Myths & Misunderstandings
Look at some of these myths and misunderstandings and see if they challenge your beliefs about domestic and family violence. Click on the references for links to further reading materials.
Child abuse isn't that common, so I dont need to worry about it.
Research into child sexual abuse suggests that the unofficial estimates are much higher than that reported by the Australian Institute of Health and Welfare (AIHW). These estimates have ranged from figures of 1 in 4 girls to somewhere between 1 in 7 and 1 in 12 boys as being victims of sexual abuse (James, 2000).
I should be more worried about 'stranger danger'.
Over 90% of child abuse cases involve a perpetrator that the child knows (Richards, 2011).
Women can just leave the abuse
There are many reasons why women cant 'just leave' abusive households and partners.

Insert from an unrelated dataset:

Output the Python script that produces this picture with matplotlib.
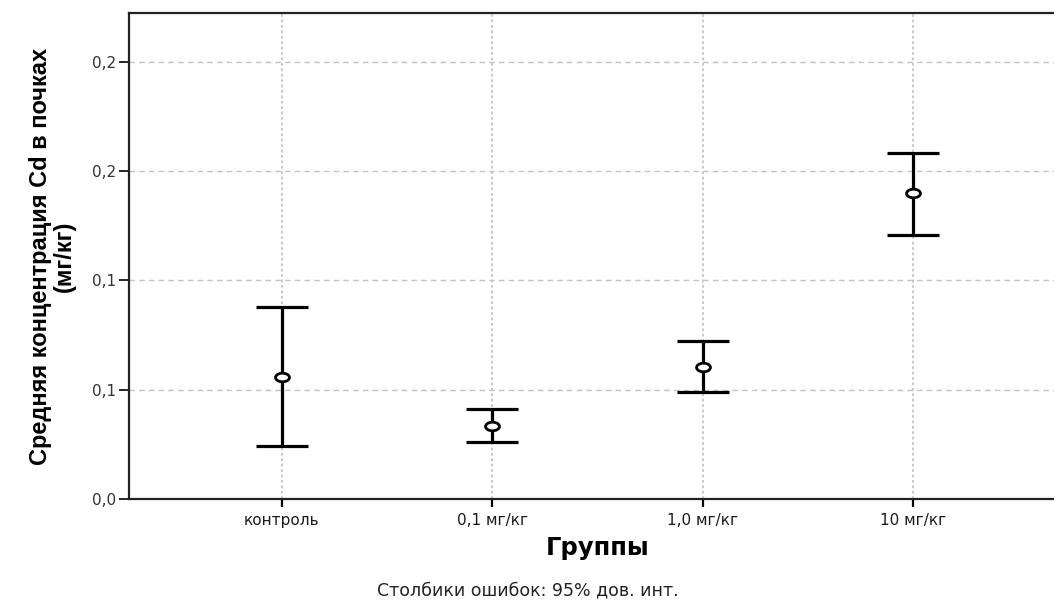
import numpy as np
import matplotlib.pyplot as plt
from matplotlib.path import Path
from matplotlib.transforms import Affine2D

# data
groups = ['контроль', '0,1 мг/кг', '1,0 мг/кг', '10 мг/кг']
means = [0.0559, 0.0335, 0.0602, 0.1398]
ci_low = [0.0244, 0.0259, 0.0491, 0.1208]
ci_high = [0.0877, 0.0412, 0.0724, 0.1584]

ytick_values = [0.0, 0.05, 0.10, 0.15, 0.20]
ytick_labels = ['0,0', '0,1', '0,1', '0,2', '0,2']

means = np.array(means)
yerr = [means - np.array(ci_low), np.array(ci_high) - means]
x = np.arange(len(groups))

# flattened circle marker, like in the SPSS output
oval = Path.unit_circle().transformed(Affine2D().scale(1.0, 0.62))

fig = plt.figure(figsize=(10.54, 6.01), dpi=100)
ax = fig.add_axes([0.1224, 0.1697, 0.889, 0.8087])

ax.errorbar(x, means, yerr=yerr, fmt='none', ecolor='black', elinewidth=2.3,
            capsize=18.5, capthick=2.3, zorder=3)
ax.plot(x, means, linestyle='none', marker=oval, markersize=10,
        markerfacecolor='white', markeredgecolor='black', markeredgewidth=2.0, zorder=4)

ax.set_xlim(-0.725, 3.725)
ax.set_ylim(0, 0.2223)
ax.set_xticks(x)
ax.set_xticklabels(groups, fontsize=11, family=['DejaVu Sans'], color='#1a1a1a')
ax.set_yticks(ytick_values)
ax.set_yticklabels(ytick_labels, fontsize=11, family=['DejaVu Sans'], color='#333333')
ax.tick_params(axis='y', length=7, width=1.2, pad=2)
ax.tick_params(axis='x', length=6, width=1.6, pad=4)

# grid: dashed horizontal, dotted vertical
ax.grid(axis='y', linestyle=(0, (4, 3)), color='#c4c4c4', linewidth=1.0, zorder=0)
ax.grid(axis='x', linestyle=(0, (1.5, 1.5)), color='#c4c4c4', linewidth=1.3, zorder=0)
ax.set_axisbelow(True)

for side in ['left', 'bottom', 'top', 'right']:
    ax.spines[side].set_linewidth(1.6)
    ax.spines[side].set_color('#222222')

ax.set_ylabel('Средняя концентрация Cd в почках\n(мг/кг)', fontsize=17, fontweight='bold',
              family=['Liberation Sans', 'DejaVu Sans'], linespacing=1.05)
ax.yaxis.set_label_coords(-0.057, 0.5)

fig.text(0.567, 1 - 548 / 601, 'Группы', ha='center', va='center', fontsize=17.5,
         fontweight='bold', family=['DejaVu Sans'])
fig.text(0.501, 1 - 590 / 601, 'Столбики ошибок: 95% дов. инт.', ha='center', va='center',
         fontsize=12.5, family=['DejaVu Sans'], color='#222222')

fig.savefig('out.png', dpi=100)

This statement makes a very complex situation seem relatively trivial. It assumes that women are almost to blame as they do not pack up and leave their abuser. There are many reasons including:
Safety concerns (threats to their life or the lives of their children and family)
Housing difficulties (homelessness)
Financial barriers (lack of access to money and employment)

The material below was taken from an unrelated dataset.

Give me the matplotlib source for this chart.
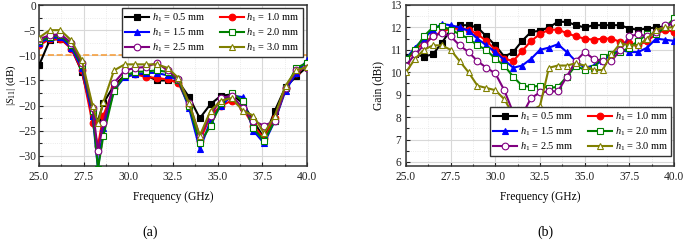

Lack of access to support (isolation by the perpetrator)
Social attitudes and beliefs (victim-blaming)
Read more about this myth HERE.
Women get VROs to punish men
Women get VROs to feel protected and to keep their children safe. Chung (2014) conducted a study on perpetrators perceptions around VROs and why they breached them. Many men claimed that women filed for restraining orders when they were lying about the abuse, becuase they were being spiteful, and that they did not genuinely feel afraid or fear for their safety when wanting a VRO, when of course; they did.

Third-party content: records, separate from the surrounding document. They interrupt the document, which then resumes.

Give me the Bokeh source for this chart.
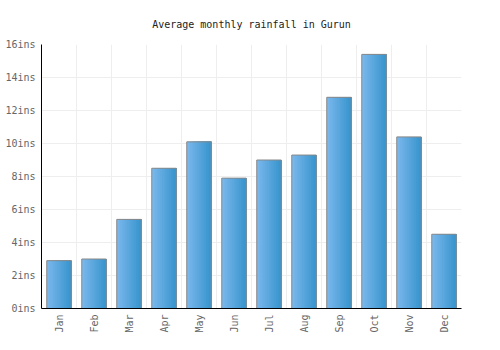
import numpy as np
from bokeh.plotting import figure
from bokeh.models import FixedTicker, PrintfTickFormatter, Range1d, ColumnDataSource
from bokeh.transform import dodge
from bokeh.embed import file_html
from bokeh.resources import INLINE

months = ["Jan", "Feb", "Mar", "Apr", "May", "Jun", "Jul", "Aug", "Sep", "Oct", "Nov", "Dec"]
rainfall = [2.9, 3.0, 5.4, 8.5, 10.1, 7.9, 9.0, 9.3, 12.8, 15.4, 10.4, 4.5]
y_ticks = [0, 2, 4, 6, 8, 10, 12, 14, 16]
title_text = "Average monthly rainfall in Gurun"

FONT = "DejaVu Sans Mono"
BAR_W = 0.7
N_STRIPS = 14
c_left = np.array([0x7a, 0xb8, 0xec])
c_right = np.array([0x38, 0x95, 0xce])

xpos = [i + 0.5 for i in range(len(months))]

p = figure(width=500, height=350, output_backend="svg", toolbar_location=None,
           x_range=Range1d(0, 12), y_range=Range1d(0, 16),
           min_border_left=41, min_border_right=39, min_border_top=44, min_border_bottom=42)

p.title.text = title_text
p.title.align = "center"
p.title.text_font = FONT
p.title.text_font_size = "10px"
p.title.text_font_style = "normal"
p.title.text_color = "#222222"
p.title.offset = 0
p.title.standoff = 30

src = ColumnDataSource(dict(x=xpos, top=rainfall))
sw = BAR_W / N_STRIPS
for k in range(N_STRIPS):
    t = k / (N_STRIPS - 1)
    c = (c_left * (1 - t) + c_right * t).astype(int)
    col = "#%02x%02x%02x" % tuple(c)
    w = BAR_W - k * sw
    off = -BAR_W / 2 + k * sw + w / 2
    p.vbar(x=dodge("x", off, range=p.x_range), top="top", bottom=0, width=w,
           source=src, fill_color=col, line_color=None)
p.vbar(x="x", top="top", bottom=0, width=BAR_W, source=src,
       fill_color=None, line_color="#888888", line_width=1)

p.xaxis.ticker = FixedTicker(ticks=xpos)
p.xaxis.major_label_overrides = {x: m for x, m in zip(xpos, months)}
p.xaxis.major_label_orientation = np.pi / 2
p.yaxis.ticker = FixedTicker(ticks=y_ticks)
p.yaxis.formatter = PrintfTickFormatter(format="%dins")

for ax in (p.xaxis[0], p.yaxis[0]):
    ax.major_tick_line_color = None
    ax.minor_tick_line_color = None
    ax.major_tick_in = 0
    ax.major_tick_out = 0
    ax.minor_tick_in = 0
    ax.minor_tick_out = 0
    ax.axis_line_color = "#000000"
    ax.axis_line_width = 1
    ax.major_label_text_font = FONT
    ax.major_label_text_font_size = "10px"
    ax.major_label_text_color = "#666666"
    ax.major_label_standoff = 6

p.xgrid.ticker = FixedTicker(ticks=list(range(13)))
p.xgrid.grid_line_color = "#eeeeee"
p.ygrid.grid_line_color = "#eeeeee"
p.outline_line_color = None

open("out.html", "w").write(file_html(p, INLINE))
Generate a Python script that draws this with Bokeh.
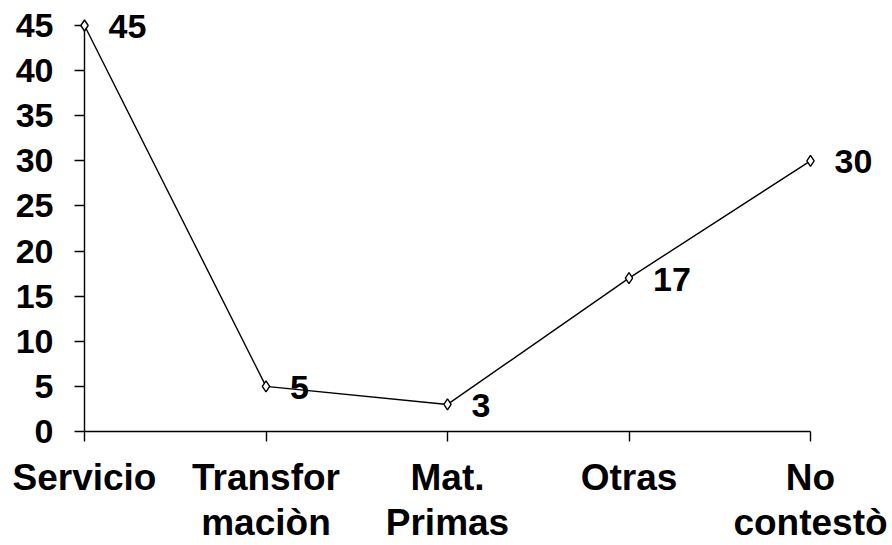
from bokeh.plotting import figure
from bokeh.models import ColumnDataSource, FixedTicker, Range1d
from bokeh.core.properties import value
from bokeh.embed import file_html
from bokeh.resources import INLINE

categories = ["Servicio", "Transfor\nmaciòn", "Mat.\nPrimas", "Otras", "No\ncontestò"]
values = [45, 5, 3, 17, 30]
y_ticks = [0, 5, 10, 15, 20, 25, 30, 35, 40, 45]

xs = list(range(len(categories)))
src = ColumnDataSource(dict(x=xs, y=values, label=[str(v) for v in values]))

W, H = 892, 545
p = figure(width=W, height=H, output_backend="svg", toolbar_location=None,
           x_range=Range1d(0, len(categories) - 1), y_range=Range1d(0, 45),
           min_border_left=84, min_border_right=82, min_border_top=25, min_border_bottom=114)
p.outline_line_color = None
p.xgrid.grid_line_color = None
p.ygrid.grid_line_color = None
p.background_fill_color = "white"
p.border_fill_color = "white"

FONT = "Liberation Sans, Arial, sans-serif"

xa = p.xaxis[0]
xa.ticker = FixedTicker(ticks=xs)
xa.major_label_overrides = {i: c for i, c in enumerate(categories)}
xa.minor_tick_line_color = None
xa.major_tick_in = 0
xa.major_tick_out = 10
xa.axis_line_width = 1.4
xa.major_tick_line_width = 1.4
xa.major_label_standoff = 15
xa.major_label_text_font = FONT
xa.major_label_text_font_style = "bold"
xa.major_label_text_font_size = "37px"
xa.major_label_text_color = "black"
xa.major_label_text_line_height = 1.1

ya = p.yaxis[0]
ya.ticker = FixedTicker(ticks=y_ticks)
ya.minor_tick_line_color = None
ya.major_tick_in = 0
ya.major_tick_out = 10
ya.axis_line_width = 1.4
ya.major_tick_line_width = 1.4
ya.major_label_standoff = 21
ya.major_label_text_font = FONT
ya.major_label_text_font_style = "bold"
ya.major_label_text_font_size = "34px"
ya.major_label_text_color = "black"

p.line("x", "y", source=src, line_color="black", line_width=1.4, level="overlay")
p.scatter("x", "y", source=src, marker="diamond", size=11, fill_color="white",
          line_color="black", line_width=1.4, level="overlay")
p.text("x", "y", text="label", source=src, x_offset=24, y_offset=1,
       text_align="left", text_baseline="middle", text_font=value(FONT),
       text_font_style="bold", text_font_size="34px", text_color="black",
       level="overlay")

open("out.html", "w").write(file_html(p, INLINE))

Find out more about Chung's (2014) study HERE.
I would know if a family member was being abused
Domestic and family violence is often hidden as many women and children are too scared to speak out and perpetrators manipulate their behaviour in front of other people, often coming across as charming and friendly (Roberts, 2005).
Men can be bad partners, but good fathers
If men are abusive towards their partners in front of their children, or if the children can sense that their mother has been abused in some way, this is a form of abuse against children. Men that are abusive towards their partners are also perpetrating abuse against their children.